In fact, I was an undergraduate student at Queens College, first majoring in 20th century music composition, later to get my BA in education and then later went back for my science credits at Queens College. Additionally, the lab classroom that I teach in was the room where I took my first upper level geology class. So, when I teach my students there, I can tell them that I do understand what they are going through as I was here, in fact, I use to be a student in this classroom and this (pointing to the third seat on the right) was my seat!
While teaching can take a chunk of my time during the semester, the rest of my time is mainly for conducting research. As a professor, I can pick and choose exactly what I would like to do research on. There is no boss, telling me to push some papers from one side of the desk to the other, or someone dictating what I must do. In fact, I have evolved and moved from one topic to another through my career. In fact, whatever I find a liking or a passion for. So when I find something interesting, I can either try to develop a project on it or just talk to scientists who are already working on this topic and see if we can collaborate in some way.
Also, my time is also my own. Outside of the times of teaching and occasional meetings, I can come in anytime I want and work as long as I want. However, I probably work far longer than the average person and in fact, often work late into the evening and often work at least part of the weekends. But that is because I am enthralled with learning and discovery of the unknown.
Why am I so passionate about learning? It comes down to trying to understand the beauty and magic of nature and the world around us. The world is so incredibly beautiful and rich with diversity. The magic of this planet is one of the greatest gifts given to humanity. Being a scientist is a full time job in being immersed in observing, learning and exploring this world. There is also a practical aspect as well. While each type of science provides rich and rewarding knowledge that can aid and improve the human condition, Geology can provide a prospective about our world that is perhaps unique in the science. To paraphrase one of the great paloenotogists of our time, Bill Berggren,
“it is the [geologist] who has the responsibility of unlocking the key to time that is buried in the deep sea and in the mountain chains of the world and once having done so, reveal the mysteries of the evolution of life itself…. A noble calling indeed.”
Also, as I mentioned before, the Earth has gone through numerous cycles climatically, tectonically, oceanographically, etc., with these past time intervals providing a view like a time machine that can provide insights to our present world and clues about what our future world could be like. The most pressing issue today is about climate change. Time intervals have occurred before that were indeed much warmer than today. While many aspects control climate, recent studies have begun to provide quantitative data that link greenhouse gases to climate in the past.
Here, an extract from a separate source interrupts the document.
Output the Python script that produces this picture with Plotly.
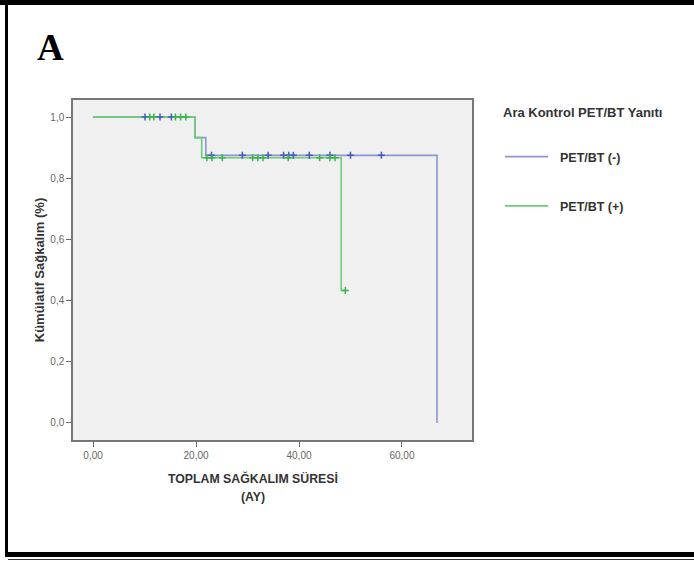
import plotly.graph_objects as go

# Kaplan-Meier step data
neg_time = [0, 19.8, 21.9, 66.8]
neg_surv = [1.0, 0.933, 0.875, 0.0]
pos_time = [0, 19.8, 21.1, 48.2, 49.0]
pos_surv = [1.0, 0.933, 0.867, 0.433, 0.433]

# censored observations
neg_cens_time = [10.1, 13.0, 15.2, 23.0, 29.0, 34.0, 37.0, 38.0, 38.9, 42.0, 46.0, 50.0, 56.0]
neg_cens_surv = [1.0, 1.0, 1.0, 0.875, 0.875, 0.875, 0.875, 0.875, 0.875, 0.875, 0.875, 0.875, 0.875]
pos_cens_time = [11.0, 11.8, 16.0, 17.0, 18.0, 22.1, 23.1, 25.1, 31.0, 32.0, 33.0, 37.9, 44.0, 46.0, 47.0, 49.0]
pos_cens_surv = [1.0, 1.0, 1.0, 1.0, 1.0, 0.867, 0.867, 0.867, 0.867, 0.867, 0.867, 0.867, 0.867, 0.867, 0.867, 0.433]

x_tickvals = [0, 20, 40, 60]
x_ticktext = ["0,00", "20,00", "40,00", "60,00"]
y_tickvals = [0.0, 0.2, 0.4, 0.6, 0.8, 1.0]
y_ticktext = ["0,0", "0,2", "0,4", "0,6", "0,8", "1,0"]

series_names = ["PET/BT (-)", "PET/BT (+)"]
BLUE = "rgb(140,150,206)"
GREEN = "rgb(110,204,120)"
BLUE_M = "rgb(70,90,190)"
GREEN_M = "rgb(55,180,75)"

fig = go.Figure()
fig.add_trace(go.Scatter(x=neg_time, y=neg_surv, mode="lines", line=dict(color=BLUE, width=1.6, shape="hv"),
                         name="&nbsp;&nbsp;<b>" + series_names[0] + "</b>", legendgroup="a"))
fig.add_trace(go.Scatter(x=pos_time, y=pos_surv, mode="lines", line=dict(color=GREEN, width=1.6, shape="hv"),
                         name="&nbsp;&nbsp;<b>" + series_names[1] + "</b>", legendgroup="b"))
fig.add_trace(go.Scatter(x=neg_cens_time, y=neg_cens_surv, mode="markers", showlegend=False,
                         marker=dict(symbol="cross-thin", size=5, line=dict(color=BLUE_M, width=1.5))))
fig.add_trace(go.Scatter(x=pos_cens_time, y=pos_cens_surv, mode="markers", showlegend=False,
                         marker=dict(symbol="cross-thin", size=5, line=dict(color=GREEN_M, width=1.5))))

L, R, T, B = 73, 472, 100, 440
W, H = 694, 561
def px(xp):
    return (xp - L) / (R - L)
def py(yp):
    return (B - yp) / (B - T)

shapes = [
    dict(type="rect", xref="paper", yref="paper", x0=px(-5), x1=px(700), y0=py(-2), y1=py(5),
         fillcolor="black", line=dict(width=0), layer="above"),
    dict(type="rect", xref="paper", yref="paper", x0=px(5), x1=px(8), y0=py(0), y1=py(556),
         fillcolor="black", line=dict(width=0), layer="above"),
    dict(type="rect", xref="paper", yref="paper", x0=px(5), x1=px(700), y0=py(552), y1=py(557),
         fillcolor="black", line=dict(width=0), layer="above"),
    dict(type="rect", xref="paper", yref="paper", x0=px(8), x1=px(700), y0=py(559), y1=py(560),
         fillcolor="#333", line=dict(width=0), layer="above"),
]

annotations = [
    dict(text="<b>A</b>", xref="paper", yref="paper", x=px(35), y=py(47), xanchor="left", yanchor="middle",
         showarrow=False, font=dict(family="Liberation Serif", size=37, color="black")),
    dict(text="<b>TOPLAM SAĞKALIM SÜRESİ</b>", xref="paper", yref="paper", x=px(253), y=py(478),
         xanchor="center", yanchor="middle", showarrow=False,
         font=dict(family="Liberation Sans", size=12.3, color="#333")),
    dict(text="<b>(AY)</b>", xref="paper", yref="paper", x=px(253), y=py(497),
         xanchor="center", yanchor="middle", showarrow=False,
         font=dict(family="Liberation Sans", size=12.3, color="#333")),
    dict(text="<b>Ara Kontrol PET/BT Yanıtı</b>", xref="paper", yref="paper", x=px(501), y=py(113),
         xanchor="left", yanchor="middle", showarrow=False,
         font=dict(family="Liberation Sans", size=13, color="#333")),
]

fig.update_layout(
    width=W, height=H,
    margin=dict(l=L, r=W - R, t=T, b=H - B),
    paper_bgcolor="white", plot_bgcolor="#F0F0F0",
    font=dict(family="Liberation Sans", size=10, color="#555"),
    shapes=shapes, annotations=annotations,
    legend=dict(x=px(500), y=py(142), xanchor="left", yanchor="top",
                font=dict(size=12.5, color="#333"), tracegroupgap=30, itemwidth=43,
                bgcolor="rgba(0,0,0,0)"),
    showlegend=True,
)
fig.update_xaxes(range=[-3.9, 73.6], tickvals=x_tickvals, ticktext=x_ticktext, showgrid=False, zeroline=False,
                 showline=True, linecolor="#777", linewidth=1.5, mirror=True, ticks="outside", ticklen=5,
                 tickcolor="#666", tickfont=dict(size=10, color="#666"))
fig.update_yaxes(range=[-0.056, 1.056], tickvals=y_tickvals, ticktext=y_ticktext, showgrid=False, zeroline=False,
                 showline=True, linecolor="#777", linewidth=1.5, mirror=True, ticks="outside", ticklen=5,
                 tickcolor="#666", tickfont=dict(size=10, color="#666"),
                 title=dict(text="<b>Kümülatif Sağkalım (%)</b>", font=dict(size=13, color="#333"), standoff=3))

fig.write_html("out.html", config={"displayModeBar": False},
               post_script="document.body.style.margin='0';")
However, while I am speak of mainly the present-day world, it is when we add the fourth-dimension, time, that Geology becomes just out of this world. In fact, I often ask my students at the beginning of the semester, “who likes science fiction, or who would like to travel to another planet?” “Well, you do not need Star Wars or Mr. Spock, you just have to take my Historical Geology class.” For example, if we could go back in time just 5% back into Earth’s past, and we were to look down at Earth from a space ship, we would recognize none of the continents. This is because they had all collided into a super continent called Pangea. If you landed and walked around, you would recognize almost none of the species, sure some would look similar, but we would see strange and exotic forms that would more likely resemble someone’s creative imagination in a sci fi movie. And this is only 5% of Earth’s history. Just imagine the other 95%! I have always like Star Trek and the idea of traveling to another world. But, once I got into geology, I realized that I can visit strange lands with fauna and flora that does not exist today and I can be the one to explore and discover new insights to these “other worlds”.